The electronic messages sent by Prince Mohammed were to Saud al-Qahtani, according to the CIA. Mr. Qahtani supervised the 15-man team that killed Mr. Khashoggi and, during the same period, was also in direct communication with the team’s leader in Istanbul, the assessment says. The content of the messages between Prince Mohammed and Mr. Qahtani isn’t known, the document says. It doesn’t say in what form the messages were sent.
Other details seemingly culled from the CIA's internal reports also found their way into the WSJ story, including a detailed accounting of the agency's reasons for suspecting MbS's involvement.
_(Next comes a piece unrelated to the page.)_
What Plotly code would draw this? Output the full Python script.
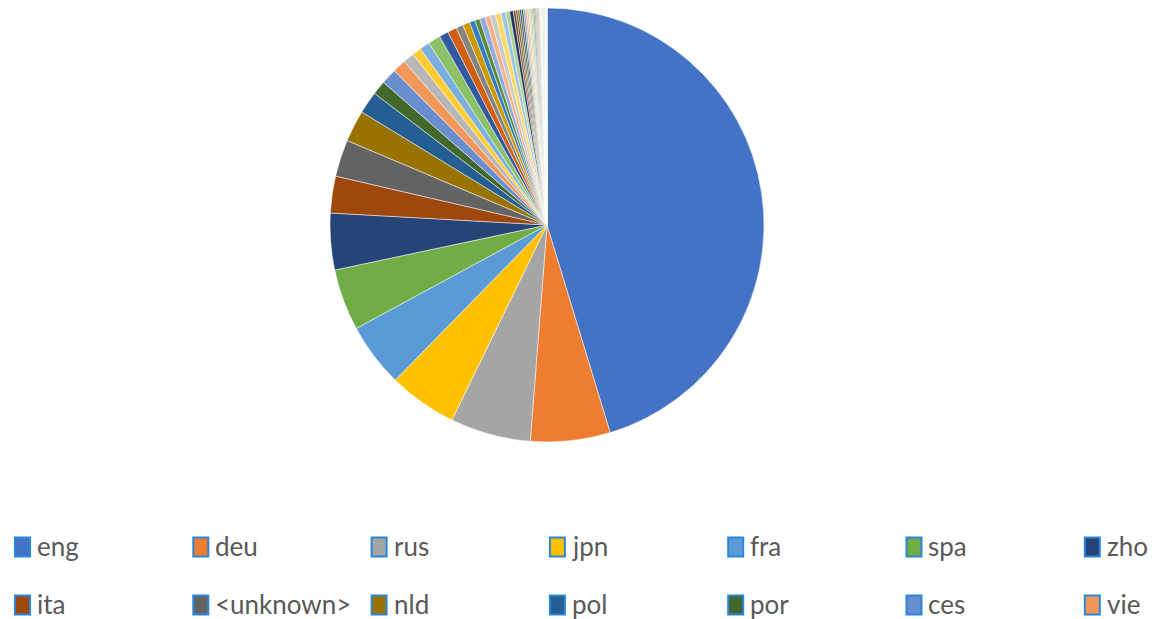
import colorsys
import plotly.graph_objects as go

# Language share of the collection (percent), in plotting order
languages = [
    "eng", "deu", "rus", "jpn", "fra", "spa", "zho", "ita", "<unknown>", "nld",
    "pol", "por", "ces", "vie",
    "swe", "kor", "tur", "hun", "fin", "dan", "ara", "heb", "ukr", "nor",
    "ell", "ron", "ind", "tha", "cat", "bul", "hrv", "fas", "slk", "srp",
    "lit", "slv", "hin", "est", "lav", "ben", "msa", "eus", "glg", "isl",
    "epo", "lat", "tam", "urd", "kat", "hye", "bel", "mkd", "aze", "kaz",
    "tgl", "afr", "gle", "cym", "sqi", "mon", "bos", "nep", "mar", "tel",
    "kan", "mal", "guj", "pan", "swa", "yid",
]
shares = [
    45.32, 5.93, 5.99, 5.11, 4.77, 4.58, 4.21, 2.74, 2.75, 2.35,
    1.66, 1.04, 1.17, 0.99,
    0.83, 0.68, 0.75, 0.93, 0.69, 0.68, 0.53, 0.53, 0.42, 0.36,
    0.42, 0.39, 0.39, 0.42, 0.36, 0.28, 0.28,
    0.17, 0.15, 0.15, 0.14, 0.14, 0.14, 0.125, 0.125, 0.125, 0.11, 0.11,
    0.083, 0.078, 0.072, 0.067, 0.061, 0.056, 0.053, 0.05, 0.047, 0.044,
    0.042, 0.039, 0.036, 0.033, 0.031, 0.028, 0.025, 0.022, 0.019, 0.019,
    0.017, 0.017, 0.014, 0.014, 0.011, 0.011, 0.008, 0.008,
]
legend_count = 14  # entries that fit in the legend area

# Office theme accents and their shade/tint variations
accents = ["#4472C4", "#ED7D31", "#A5A5A5", "#FFC000", "#5B9BD5", "#70AD47"]
variations = [(1.0, 0.0), (0.6, 0.0), (0.8, 0.2), (0.8, 0.0), (0.6, 0.4),
              (0.5, 0.0), (0.7, 0.3), (0.7, 0.0), (0.5, 0.5)]


def shade(hex_color, lum_mod, lum_off):
    r, g, b = (int(hex_color[i:i + 2], 16) / 255 for i in (1, 3, 5))
    h, l, s = colorsys.rgb_to_hls(r, g, b)
    l = min(1.0, l * lum_mod + lum_off)
    r, g, b = colorsys.hls_to_rgb(h, l, s)
    return "#%02X%02X%02X" % (round(r * 255), round(g * 255), round(b * 255))


palette = [shade(c, m, o) for (m, o) in variations for c in accents]
colors = [palette[i % len(palette)] for i in range(len(languages))]

W, H = 1160, 619
cx, cy, rad = 547, 225, 217

fig = go.Figure(go.Pie(
    labels=languages,
    values=shares,
    sort=False,
    direction="clockwise",
    rotation=0,
    textinfo="none",
    marker=dict(colors=colors, line=dict(color="white", width=0.5)),
    domain=dict(x=[(cx - rad) / W, (cx + rad) / W],
                y=[(H - cy - rad) / H, (H - cy + rad) / H]),
    showlegend=False,
))

# Legend: 7 columns x 2 rows under the pie
shapes, annotations = [], []
col_x0, col_step = 15, 178.3
row_y0, row_step = 547, 58
mw, mh = 15, 19
for i in range(legend_count):
    col, row = i % 7, i // 7
    x0 = col_x0 + col * col_step
    yc = row_y0 + row * row_step
    shapes.append(dict(
        type="rect", xref="paper", yref="paper",
        x0=x0 / W, x1=(x0 + mw) / W,
        y0=(H - yc - mh / 2) / H, y1=(H - yc + mh / 2) / H,
        fillcolor=colors[i], line=dict(color="#2A86DB", width=2),
    ))
    annotations.append(dict(
        x=(x0 + mw + 6) / W, y=(H - yc + 1) / H, xref="paper", yref="paper",
        text=languages[i].replace("<", "&lt;").replace(">", "&gt;"),
        showarrow=False, xanchor="left", yanchor="middle", borderpad=0,
        font=dict(family="Lato", size=26, color="#595959"),
    ))

fig.update_layout(
    width=W, height=H,
    margin=dict(l=0, r=0, t=0, b=0),
    paper_bgcolor="white", plot_bgcolor="white",
    shapes=shapes, annotations=annotations,
)

fig.write_html("out.html")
The judgment on Prince Mohammed’s likely culpability, the CIA assessment says, is based on the crown prince’s personal focus on Mr. Khashoggi, his tight control over the Saudi operatives sent to Istanbul to kill him, "and his authorizing some of the same operators to violently target other opponents."
Mr. Qahtani has led Prince Mohammed’s efforts to crack down on dissent internally and abroad. He is one of the 17 sanctioned by the Treasury.
[...]
The highly classified CIA assessment says that the Saudi team sent to kill Mr. Khashoggi was assembled from Prince Mohammed’s top security units in the Royal Guard and in an organization run by Mr. Qahtani, the Center for Studies and Media Affairs at the Royal Court, the Saudi royal court’s media department.
"We assess it is highly unlikely this team of operators…carried out the operation without Muhammed bin Salman’s authorization," it says.
The document says that Mr. Qahtani "explicitly requested the Crown Prince’s permission when he pursued other sensitive operations in 2015, which reflects the Crown Prince’s command and control expectations."
Some can argue that these findings don't necessarily contradict the administration's position. Trump, National Security Advisor John Bolton, Secretary of State Mike Pompeo and even Defense Secretary James Mattis have said that the intelligence agency's findings aren't definitive - which, by the CIA's own admission, is true.
As Trump recently said about MbS's involvement, "Maybe he did, maybe he didn't." While this chilling exercise in realpolitik might make many Americans uncomfortable, it's worth remembering that Canada has also resisted cancelling arms deals with the kingdom, despite its government's scathing rhetoric. And Turkish President Recep Tayyip Erdogan only stands to benefit from a rift between Saudi Arabia and the US (it would weaken one of his biggest regional rivals, while potentially leading to warmer relations with the US).